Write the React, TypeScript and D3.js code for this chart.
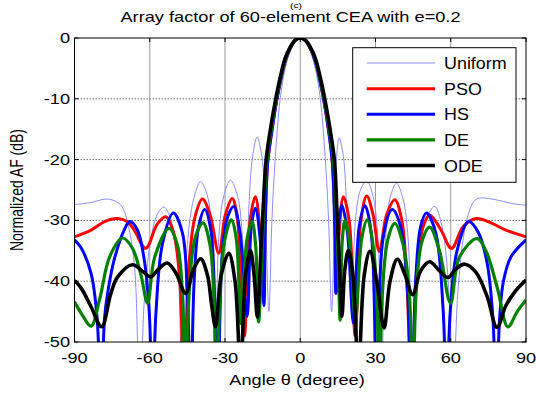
...
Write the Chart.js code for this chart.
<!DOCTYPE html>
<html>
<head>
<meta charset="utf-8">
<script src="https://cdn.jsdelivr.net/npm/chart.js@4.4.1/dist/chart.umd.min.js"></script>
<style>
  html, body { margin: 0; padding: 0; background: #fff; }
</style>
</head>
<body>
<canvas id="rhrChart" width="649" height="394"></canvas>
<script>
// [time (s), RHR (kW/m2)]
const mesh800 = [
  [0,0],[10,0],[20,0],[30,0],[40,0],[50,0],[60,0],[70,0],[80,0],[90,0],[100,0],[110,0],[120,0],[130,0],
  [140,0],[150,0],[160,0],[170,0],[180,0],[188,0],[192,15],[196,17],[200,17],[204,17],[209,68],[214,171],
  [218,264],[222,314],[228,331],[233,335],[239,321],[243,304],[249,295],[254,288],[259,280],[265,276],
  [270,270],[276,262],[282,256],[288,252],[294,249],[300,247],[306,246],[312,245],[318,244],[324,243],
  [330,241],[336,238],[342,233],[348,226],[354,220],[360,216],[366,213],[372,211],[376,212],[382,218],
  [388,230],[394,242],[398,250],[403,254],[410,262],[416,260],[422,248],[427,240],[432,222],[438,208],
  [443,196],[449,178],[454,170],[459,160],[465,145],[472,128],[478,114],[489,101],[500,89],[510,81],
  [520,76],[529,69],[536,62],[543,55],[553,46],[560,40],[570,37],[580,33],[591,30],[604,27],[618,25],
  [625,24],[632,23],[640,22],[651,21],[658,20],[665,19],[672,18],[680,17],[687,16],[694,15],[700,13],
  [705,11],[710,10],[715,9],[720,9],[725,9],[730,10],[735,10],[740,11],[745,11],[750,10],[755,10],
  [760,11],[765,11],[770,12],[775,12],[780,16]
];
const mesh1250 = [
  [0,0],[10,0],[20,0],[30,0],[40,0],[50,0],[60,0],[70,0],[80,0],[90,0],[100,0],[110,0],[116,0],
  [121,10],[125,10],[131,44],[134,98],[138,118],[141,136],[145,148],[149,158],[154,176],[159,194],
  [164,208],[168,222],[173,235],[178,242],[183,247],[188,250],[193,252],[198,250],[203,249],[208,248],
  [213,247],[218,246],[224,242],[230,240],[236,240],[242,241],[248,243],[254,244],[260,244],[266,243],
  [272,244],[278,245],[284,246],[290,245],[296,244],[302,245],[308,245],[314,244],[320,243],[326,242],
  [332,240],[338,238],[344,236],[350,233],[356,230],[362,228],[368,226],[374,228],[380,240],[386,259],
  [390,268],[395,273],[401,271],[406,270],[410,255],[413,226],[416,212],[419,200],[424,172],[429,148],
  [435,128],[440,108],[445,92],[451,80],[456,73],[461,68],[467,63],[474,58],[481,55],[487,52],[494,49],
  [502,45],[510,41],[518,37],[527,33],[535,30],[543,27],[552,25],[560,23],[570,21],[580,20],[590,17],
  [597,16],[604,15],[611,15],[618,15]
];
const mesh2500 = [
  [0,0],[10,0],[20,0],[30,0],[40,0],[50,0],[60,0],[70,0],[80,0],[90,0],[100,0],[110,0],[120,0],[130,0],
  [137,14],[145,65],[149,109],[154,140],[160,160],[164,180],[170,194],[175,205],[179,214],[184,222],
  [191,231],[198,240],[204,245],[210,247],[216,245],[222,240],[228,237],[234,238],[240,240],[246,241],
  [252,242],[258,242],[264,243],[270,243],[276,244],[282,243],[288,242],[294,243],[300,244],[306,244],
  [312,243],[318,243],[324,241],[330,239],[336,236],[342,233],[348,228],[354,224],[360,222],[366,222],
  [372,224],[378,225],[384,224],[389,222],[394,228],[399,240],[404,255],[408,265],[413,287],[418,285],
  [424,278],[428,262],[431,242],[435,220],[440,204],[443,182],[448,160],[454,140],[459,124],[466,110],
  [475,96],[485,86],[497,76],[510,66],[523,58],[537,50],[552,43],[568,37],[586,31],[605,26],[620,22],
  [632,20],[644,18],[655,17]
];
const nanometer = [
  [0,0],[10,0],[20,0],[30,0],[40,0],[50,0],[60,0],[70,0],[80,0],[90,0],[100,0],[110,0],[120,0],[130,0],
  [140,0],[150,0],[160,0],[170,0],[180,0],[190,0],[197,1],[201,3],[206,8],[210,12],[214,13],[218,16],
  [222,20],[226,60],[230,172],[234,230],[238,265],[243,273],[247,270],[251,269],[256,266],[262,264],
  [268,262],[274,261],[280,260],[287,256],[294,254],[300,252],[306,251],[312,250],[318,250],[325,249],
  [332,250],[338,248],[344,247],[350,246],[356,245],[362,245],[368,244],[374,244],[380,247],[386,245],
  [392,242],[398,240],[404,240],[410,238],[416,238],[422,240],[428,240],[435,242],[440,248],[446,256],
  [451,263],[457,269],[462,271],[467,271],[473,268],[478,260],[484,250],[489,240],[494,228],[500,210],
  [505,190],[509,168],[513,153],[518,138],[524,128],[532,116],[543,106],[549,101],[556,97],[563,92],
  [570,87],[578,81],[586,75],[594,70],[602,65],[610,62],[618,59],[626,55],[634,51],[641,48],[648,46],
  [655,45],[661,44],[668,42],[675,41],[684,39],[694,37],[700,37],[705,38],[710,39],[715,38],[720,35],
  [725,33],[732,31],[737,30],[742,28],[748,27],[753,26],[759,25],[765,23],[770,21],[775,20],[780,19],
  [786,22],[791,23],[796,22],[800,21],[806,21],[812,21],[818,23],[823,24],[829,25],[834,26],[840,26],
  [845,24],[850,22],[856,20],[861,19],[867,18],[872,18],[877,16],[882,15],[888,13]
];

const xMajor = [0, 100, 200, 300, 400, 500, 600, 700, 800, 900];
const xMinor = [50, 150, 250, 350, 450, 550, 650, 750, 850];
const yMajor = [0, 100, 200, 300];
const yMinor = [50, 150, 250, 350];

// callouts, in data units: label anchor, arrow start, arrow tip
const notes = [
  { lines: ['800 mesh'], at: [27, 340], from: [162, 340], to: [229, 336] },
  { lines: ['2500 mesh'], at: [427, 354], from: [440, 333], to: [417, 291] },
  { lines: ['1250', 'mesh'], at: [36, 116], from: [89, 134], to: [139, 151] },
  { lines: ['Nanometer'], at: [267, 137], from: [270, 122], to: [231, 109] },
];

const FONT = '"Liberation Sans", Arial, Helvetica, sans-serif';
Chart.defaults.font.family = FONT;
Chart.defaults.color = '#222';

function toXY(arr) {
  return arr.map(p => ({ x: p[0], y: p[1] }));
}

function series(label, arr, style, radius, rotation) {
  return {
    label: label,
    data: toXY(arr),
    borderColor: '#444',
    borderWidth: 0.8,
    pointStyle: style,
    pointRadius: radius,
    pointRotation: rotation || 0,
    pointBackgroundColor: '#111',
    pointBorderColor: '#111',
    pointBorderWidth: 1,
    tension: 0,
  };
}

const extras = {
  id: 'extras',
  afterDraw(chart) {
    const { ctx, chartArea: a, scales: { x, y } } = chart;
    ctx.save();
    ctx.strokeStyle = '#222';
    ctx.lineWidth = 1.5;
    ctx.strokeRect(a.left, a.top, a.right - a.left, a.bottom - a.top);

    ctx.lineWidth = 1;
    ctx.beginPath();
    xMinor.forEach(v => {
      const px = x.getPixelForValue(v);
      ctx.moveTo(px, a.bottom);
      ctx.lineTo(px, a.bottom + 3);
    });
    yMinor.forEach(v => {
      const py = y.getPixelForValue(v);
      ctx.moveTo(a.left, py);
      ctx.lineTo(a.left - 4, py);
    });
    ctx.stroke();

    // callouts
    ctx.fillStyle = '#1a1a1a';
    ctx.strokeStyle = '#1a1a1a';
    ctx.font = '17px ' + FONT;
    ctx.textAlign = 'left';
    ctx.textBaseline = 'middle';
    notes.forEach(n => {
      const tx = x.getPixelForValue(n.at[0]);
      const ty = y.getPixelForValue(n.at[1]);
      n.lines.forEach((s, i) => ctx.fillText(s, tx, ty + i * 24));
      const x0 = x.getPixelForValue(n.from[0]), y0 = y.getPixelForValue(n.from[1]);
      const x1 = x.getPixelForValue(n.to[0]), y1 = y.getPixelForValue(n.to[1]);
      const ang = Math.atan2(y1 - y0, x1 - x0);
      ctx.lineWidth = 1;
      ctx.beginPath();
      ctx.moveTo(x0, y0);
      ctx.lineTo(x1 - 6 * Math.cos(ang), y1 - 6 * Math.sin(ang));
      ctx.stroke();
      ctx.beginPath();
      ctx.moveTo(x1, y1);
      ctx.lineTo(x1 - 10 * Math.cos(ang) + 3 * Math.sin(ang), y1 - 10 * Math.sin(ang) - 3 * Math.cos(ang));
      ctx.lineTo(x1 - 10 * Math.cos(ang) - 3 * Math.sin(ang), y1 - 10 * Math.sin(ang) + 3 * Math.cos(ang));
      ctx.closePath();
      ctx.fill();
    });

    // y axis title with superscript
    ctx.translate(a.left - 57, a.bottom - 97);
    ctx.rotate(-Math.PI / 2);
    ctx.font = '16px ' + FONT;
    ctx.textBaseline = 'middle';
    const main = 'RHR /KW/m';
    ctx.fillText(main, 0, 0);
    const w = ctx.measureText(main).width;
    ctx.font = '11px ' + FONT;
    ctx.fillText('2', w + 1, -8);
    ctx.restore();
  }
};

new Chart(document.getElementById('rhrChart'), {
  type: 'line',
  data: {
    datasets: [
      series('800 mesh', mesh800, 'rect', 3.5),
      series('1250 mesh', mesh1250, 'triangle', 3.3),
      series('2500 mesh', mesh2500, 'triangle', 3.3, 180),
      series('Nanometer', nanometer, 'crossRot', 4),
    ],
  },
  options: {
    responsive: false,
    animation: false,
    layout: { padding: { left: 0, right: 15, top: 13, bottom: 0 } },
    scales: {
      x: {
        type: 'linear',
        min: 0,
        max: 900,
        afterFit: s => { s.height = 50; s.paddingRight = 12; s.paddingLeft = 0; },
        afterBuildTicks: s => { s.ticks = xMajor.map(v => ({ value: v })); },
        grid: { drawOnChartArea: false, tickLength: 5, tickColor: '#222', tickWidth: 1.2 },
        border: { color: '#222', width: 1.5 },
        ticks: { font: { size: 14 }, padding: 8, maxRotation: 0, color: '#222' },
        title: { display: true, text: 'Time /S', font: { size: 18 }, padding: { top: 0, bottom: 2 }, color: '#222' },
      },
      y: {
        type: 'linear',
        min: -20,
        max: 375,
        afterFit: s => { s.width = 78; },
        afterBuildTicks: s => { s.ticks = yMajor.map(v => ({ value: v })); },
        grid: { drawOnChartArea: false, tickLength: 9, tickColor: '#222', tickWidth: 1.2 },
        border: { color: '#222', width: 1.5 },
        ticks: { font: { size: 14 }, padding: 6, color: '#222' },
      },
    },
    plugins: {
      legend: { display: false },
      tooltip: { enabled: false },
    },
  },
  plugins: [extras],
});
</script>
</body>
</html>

== Your instructions ==
Only lines with the string "Write" belong in your answer; copy each one.

== Answer to this problem ==
Write the React, TypeScript and D3.js code for this chart.
Write the Chart.js code for this chart.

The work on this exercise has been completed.